The same post that brings me his book also has the May 1 issue of the New Yorker, whose editor, David Remnick, presents a long opening essay that paints a picture of a Trump who “appears to strut through the world forever studying his own image. He thinks out loud, and is incapable of reflection. He is unserious, unfocused, and, at times, it seems, unhinged.” Our president is, in Remnick’s view, “an unprincipled, cocky, value-free con who will insult, stiff, or betray anyone to achieve his gaudiest purposes.” This was perhaps laughable when Donald Trump was a swaggering business mogul and reality TV star. “But,” Remnick observes, “what was once a parochial amusement is now a national and global peril.”

A big part of me still wants to push back, to argue, as I did in a letter to my friend, that there are good reasons to avoid thinking in these nightmarish themes:

1. Aside from his angry base, the American people do not seem to be embracing Trump or his policies. His popularity is at historically low levels. He has not won over any who did not vote for him. If there were an election now, pitting Trump against someone like Joe Biden – a liberal Democrat with working-class roots – I believe Trump would lose by a wide margin.

2. There are rising voices against his administration among Republicans who are secretly aligning themselves with Democrats to ward off Trump’s more outrageous inclinations. White House Chief Strategist Steve Bannon seems sidelined, along with his alt-right proposals, and there is antipathy against him among powerful Republicans in the Senate. Both he and Attorney General Jeff Sessions have been weakened by their own lies and recklessness.

3. There has been a spontaneous and widespread activism among Progressives, especially women and youths, but also people across the spectrum who are appalled and frightened by the threats to science, women’s rights, voting rights, health care, and environmental sanity. It is the mirror image of the rise of the Tea Party in the early years of Obama (with significant differences, to be sure).
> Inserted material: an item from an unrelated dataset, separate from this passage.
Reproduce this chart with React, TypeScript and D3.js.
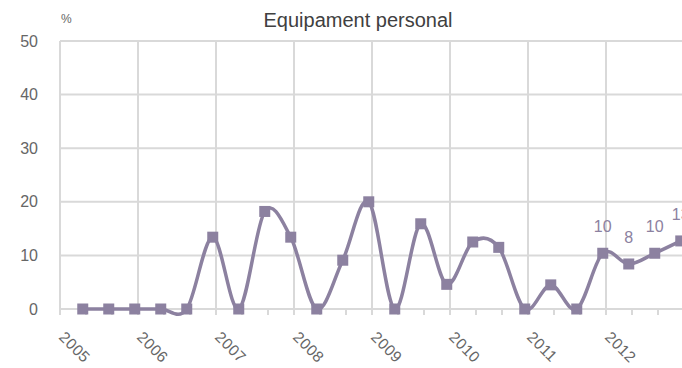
import React, { useEffect, useRef } from 'react';
import * as d3 from 'd3';

// four-month periods, Apr / Aug / Dec of each year
const periods = [
  '2005-04', '2005-08', '2005-12',
  '2006-04', '2006-08', '2006-12',
  '2007-04', '2007-08', '2007-12',
  '2008-04', '2008-08', '2008-12',
  '2009-04', '2009-08', '2009-12',
  '2010-04', '2010-08', '2010-12',
  '2011-04', '2011-08', '2011-12',
  '2012-04', '2012-08', '2012-12',
];
const values = [
  0, 0, 0,
  0, 0, 13.4,
  0, 18.2, 13.4,
  0, 9.1, 20.0,
  0, 15.9, 4.6,
  12.5, 11.5, 0,
  4.5, 0, 10.4,
  8.4, 10.4, 12.7,
];
const labelledPeriods = ['2011-12', '2012-04', '2012-08', '2012-12'];
const years = ['2005', '2006', '2007', '2008', '2009', '2010', '2011', '2012'];
const yTicks = [0, 10, 20, 30, 40, 50];

const W = 682;
const H = 368;
const LINE = '#8c81a0';
const FONT = '"Liberation Sans", Arial, sans-serif';

// months since Jan 2005, centred in the month slot
const monthPos = (p: string) => {
  const [y, m] = p.split('-').map(Number);
  return (y - 2005) * 12 + (m - 1) + 0.5;
};

export default function App() {
  const svgRef = useRef<SVGSVGElement>(null);

  useEffect(() => {
    if (!svgRef.current) return;
    const svg = d3.select(svgRef.current);
    svg.selectAll('*').remove();

    const x = d3.scaleLinear().domain([0, 96]).range([60, 684]);
    const y = d3.scaleLinear().domain([0, 50]).range([309, 41]);

    // horizontal grid
    svg.append('g')
      .selectAll('line')
      .data(yTicks)
      .join('line')
      .attr('x1', x(0)).attr('x2', W)
      .attr('y1', d => y(d)).attr('y2', d => y(d))
      .attr('stroke', '#d9d9d9').attr('stroke-width', 2);

    // vertical grid at each January
    svg.append('g')
      .selectAll('line')
      .data(d3.range(0, 97, 12))
      .join('line')
      .attr('x1', d => x(d)).attr('x2', d => x(d))
      .attr('y1', y(50)).attr('y2', y(0))
      .attr('stroke', '#d9d9d9').attr('stroke-width', 2);

    // small ticks every four months
    svg.append('g')
      .selectAll('line')
      .data(d3.range(0, 97, 4))
      .join('line')
      .attr('x1', d => x(d)).attr('x2', d => x(d))
      .attr('y1', y(0)).attr('y2', y(0) + 6)
      .attr('stroke', '#d9d9d9').attr('stroke-width', 2);

    // y labels
    svg.append('g')
      .selectAll('text')
      .data(yTicks)
      .join('text')
      .attr('x', 38).attr('y', d => y(d))
      .attr('text-anchor', 'end')
      .attr('dominant-baseline', 'central')
      .attr('font-family', FONT).attr('font-size', 16)
      .attr('fill', '#666')
      .text(d => d);

    // x labels, rotated 45°
    svg.append('g')
      .selectAll('text')
      .data(years)
      .join('text')
      .attr('transform', (d, i) => `translate(${x(i * 12) - 2},${y(0) + 29}) rotate(45)`)
      .attr('font-family', FONT).attr('font-size', 15.5)
      .attr('letter-spacing', 0.5)
      .attr('fill', '#666')
      .text(d => d);

    svg.append('text')
      .attr('x', 358).attr('y', 27)
      .attr('text-anchor', 'middle')
      .attr('font-family', FONT).attr('font-size', 20)
      .attr('fill', '#404040')
      .text('Equipament personal');

    svg.append('text')
      .attr('x', 61).attr('y', 23)
      .attr('font-family', FONT).attr('font-size', 12)
      .attr('fill', '#666')
      .text('%');

    const pts = periods.map((p, i) => ({ p, v: values[i] }));
    const line = d3.line<{ p: string; v: number }>()
      .x(d => x(monthPos(d.p)))
      .y(d => y(d.v))
      .curve(d3.curveCardinal.tension(0));

    svg.append('path')
      .datum(pts)
      .attr('d', line)
      .attr('fill', 'none')
      .attr('stroke', LINE)
      .attr('stroke-width', 3.5)
      .attr('stroke-linejoin', 'round');

    svg.append('g')
      .selectAll('rect')
      .data(pts)
      .join('rect')
      .attr('x', d => x(monthPos(d.p)) - 5.5)
      .attr('y', d => y(d.v) - 5.5)
      .attr('width', 11).attr('height', 11)
      .attr('fill', LINE);

    svg.append('g')
      .selectAll('text')
      .data(pts.filter(d => labelledPeriods.includes(d.p)))
      .join('text')
      .attr('x', d => x(monthPos(d.p)))
      .attr('y', d => y(d.v) - 21)
      .attr('text-anchor', 'middle')
      .attr('font-family', FONT).attr('font-size', 16)
      .attr('fill', LINE)
      .text(d => Math.round(d.v));
  }, []);

  return (
    <svg
      ref={svgRef}
      width={W}
      height={H}
      style={{ position: 'absolute', left: 0, top: 0, background: '#fff' }}
    />
  );
}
There is no more complacency on the Left.

We have yet to see this reflected among suburban “soccer moms,” but I anticipate that as threats to science, health research, and environmental protection, etc. become apparent, educated moderates will get alarmed for the future of their children and grandchildren. Trump and his minions are setting themselves up for a variety of rebukes. Americans have shown little tolerance for arrogance, from the left or the right, and Trump is no Ronald Reagan when it comes to rising above the fray. He offers a vision of “American carnage” in place of “a shining city on a hill,” and in doing so alienates most people, most of the time.

4. I predict that legions of those Washington bureaucrats so reviled by the radical right will effectively sabotage much of what Trump’s appalling Cabinet picks are propounding. In this, they will be aided by Trump’s failure to appoint hundreds of functionaries required to implement his policies. This may change, over time, but so far it seems that the “anti-government” liturgy of the Right may work against the effective carrying out of many of his nefarious schemes.

If you believe that our country is in real danger of evolving into Hitler-like totalitarianism, I would put the chances of that at no more than 10 percent – alarming, to be sure, but hardly imminent.

I’m now somewhat less confident that the threat is as remote as I have considered it to be. Snyder and Remnick poke at the fragile shield of my serenity. If economic conditions in the U.S. were as dire as they were in World War I Germany, or more likely, if a terrorist attack threw our nation into turmoil, would we face a rapid descent into totalitarianism “to keep our nation safe”?

My fellow columnist Jonathan Baird warns that “Americans need to discard the notion that a fascist-type state could never happen here. Authoritarianism is very alive in the world. Many Americans believe we were immune from the awful things that have happened elsewhere. It is an American conceit that somehow we are beyond history.”

The clearest threat may be invisible: the substitution of an uncritical faith in “the leader” for “truth” and “fact.” You hear it again and again from Trump supporters, “I don’t care what anybody in the fake news media says, I believe in him!” This in the face of the flood of lies, the incredible posturing and braggadocio, the abrupt changes – without explanation – from one opinion to its opposite, the large-scale incompetence. These are the hallmarks of a leader who appears to be consciously or unconsciously operating out of a pre-fascist playbook and carrying along with him a significant percentage of Americans who seem to have lost touch with history, democracy, science, and truth itself.

I feel very disturbed by the millions of Americans who appear to be so alienated, so confused by economic and social changes, so frightened by the specter of people who don’t look like them becoming ascendant in our culture, that they are ready to follow a proto-fascist leader like Trump. Until their progressive and pro-democratic fellow citizens find a way to speak to these folks with sensitivity and respect, Trump-supporters will feel that they have nowhere else to go to have their angst taken seriously.

Snyder and Remnick urge us to remember our Founders’ injunction that our fragile democracy can be maintained only by eternal vigilance against our human tendency to place our faith in appealing demagogues when times get tough. We must be on guard lest those freedoms we take for granted be swept aside by a reckless, self-obsessed leader propelled by an as-yet-unforeseen crisis. The question we all must face is, at what point does the threat of tyranny become real? Have we already reached that point? And what can we, as ordinary citizens, do to protect a democratic system that we have never before in our lives felt was under such immanent threat?